Jeremiah 48-52; we conclude our reading of Jeremiah this week. It is obvious why he is called the “lamenting or weeping prophet.” Next week we will continue with Jeremiah’s writing with the book of Lamentations. .The last chapters of Jeremiah explain the demise of the foreign countries that mistreated Israel during the “disciplining of God’s people.” While we have learned that God uses “non-believing” rulers as instruments of His wrath and punishment, He still will hold them accountable for HOW they implement His punishment. Starting in chapter 46 – 51, we find each nation is judged by Jehovah. When I first started reading the judgments, I thought of Jesus’ message to the 7 churches in Revelation. However, that illustration breaks down rather quickly. While the nations are not the people of God Israel, they are not too far removed ancestrally. Egypt is implicated in chapter 46, as bible students we know enough about Egypt and the on and off wars with the Jews. They get punished for harboring Jews who have deserted Judah, also taking advantage of the plight of Judah’s discipline. Most of the judgement comes at the hands of Babylon and King Nebuchadnezzar. The image that portrays Babylon as the greatest kingdom, with the Persians-Medes, Greeks and Romans in descending order, is reflected here with Jehovah “giving” the nations to Babylonian power.

Next is Philistia, or the “giants of the coast.”  In chapter 47:5, we find a hint of Elijah and Mt. Carmel, with the “gash yourselves.” Then we move to Chapter 48, and Moab, just a way of understanding better, who is Moab? Moab is one of the children that resulted from the  incest  relationship between Lot and his daughters.  Moab, not from the chosen line of Abraham, find themselves worshiping the Canaanite gods – Chemosh [i.e. Molech and child burnt sacrifices]. Remember that when Israel tried to pass through the Moab land, they were forbidden, God pronounced a judgment on them then.  Now Moab is located in the East and South, or as we would know today as Jordan. Ruth was a Moabitess which God used to bring forth the lineage of David through Boaz.  Right behind the judgment of Moab is his brother Amon – the other part of the Lot and daughters actions. Essentially the same can be said about Amon that has been said about Moab. Even though God is going to give over these kingdoms to Babylon, He finishes His pronouncement by telling them that He will “restore their fortunes.” I have been amazed at the grace and mercy of God in Jeremiah, for while God will punish the nations and His people for their sins, He will restore them back to a right relationship with Himself. This is true about the believer, we do fall into sin patterns, but Our God will restore us to fellowship if we will repent and turn from our wicked ways.
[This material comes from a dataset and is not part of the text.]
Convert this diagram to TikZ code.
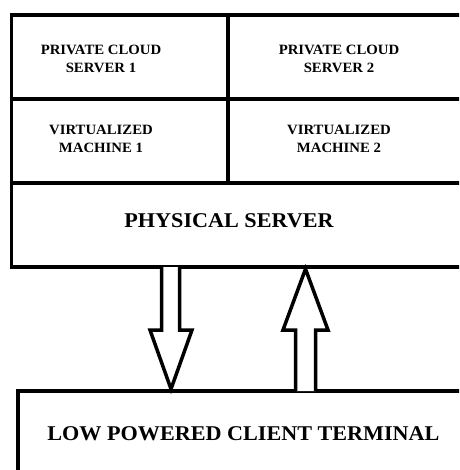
\documentclass[tikz,border=0pt]{standalone}
\usepackage{fontspec}
\setmainfont{Liberation Serif}
\newfontfamily\smallwide[FakeStretch=1.04]{Liberation Serif}
\newfontfamily\bigwide[FakeStretch=1.055]{Liberation Serif}
\begin{document}
\begin{tikzpicture}[x=1pt,y=-1pt,
  frame/.style={draw=black,line width=3.5pt,line join=miter},
  fatarrow/.style={draw=black,line width=3.5pt,line join=miter,fill=white},
  small/.style={font=\smallwide\bfseries\fontsize{14.2}{18}\selectfont,align=center,inner sep=0pt},
  big/.style={font=\bigwide\bfseries\fontsize{21}{24}\selectfont,align=center,inner sep=0pt}]
\clip (0,0) rectangle (459,470);
% server stack
\draw[frame] (11.5,15) rectangle (480,267);
\draw[frame] (11.5,99) -- (480,99);
\draw[frame] (11.5,183) -- (480,183);
\draw[frame] (228,15) -- (228,183);
% client box
\draw[frame] (18,391) rectangle (480,490);
% labels
\node[small] (pc1) at (101,59.2) {PRIVATE CLOUD\\SERVER 1};
\node[small] (pc2) at (339,58.5) {PRIVATE CLOUD\\SERVER 2};
\node[small] (vm1) at (101,139) {VIRTUALIZED\\MACHINE 1};
\node[small] (vm2) at (339,139) {VIRTUALIZED\\MACHINE 2};
\node[big] (phys) at (229,220.7) {PHYSICAL SERVER};
\node[big] (client) at (243.5,433.3) {LOW POWERED CLIENT TERMINAL};
% arrows
\draw[fatarrow] (161.5,267) -- (161.5,330) -- (150,330) -- (171,389) -- (192,330) -- (179.5,330) -- (179.5,267);
\draw[fatarrow] (295.5,391) -- (295.5,330) -- (283,330) -- (305.5,269) -- (328,330) -- (315.5,330) -- (315.5,391);
\end{tikzpicture}
\end{document}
Moving on to Chapter 490, we encounter Edom or Esau; this is a lot closer to Israel that the other nations. However, Edom is not chosen of God – Jacob was. The mistreatment by Edom while Israel was in the wilderness is repaid here. Edom will be a horror to all who witness their destruction. No promise of restoration is given to them. By the way – Edom becomes 1st century Idumea the heritage of King Herod. Think through that for a moment. Later in the chapter we read of two kingdoms, obscure at first but highly significant – Kedar and Hazor. The significance is they are the root ancestry of Mohammad, Islam and Muslims. Known as the “men of the east.” These two places will be haunted, desolate and uninhabited.  God continues His punishment of the nations with Elam, which is the capital of Susa, better known as Iran. [of course we have the story of Esther and how God used her to save the Jews] Finally at the end of the book, while all along God has been telling Jeremiah that Babylon and Nebuchadnezzar are the instruments of God for disciplining Judah, we find that God will also take away the kingdom and posture of Babylon. Why? Because of the “over the top” actions towards Judah. The lesson here is God may use who ever He wants, but there is still accountability for how we implement His plans.

In chapter 52, the fall of Judah is complete, the exiles are taken, the Temple is destroyed. A remnant remains – out of all the Jews only 4600 are captive and will be the nucleus that God uses to rebuild and restore the nation.  So begins with the close of Jeremiah 70 years of exile. Why? The people would not listen!! He that has ears let him hear what the angels says to the churches.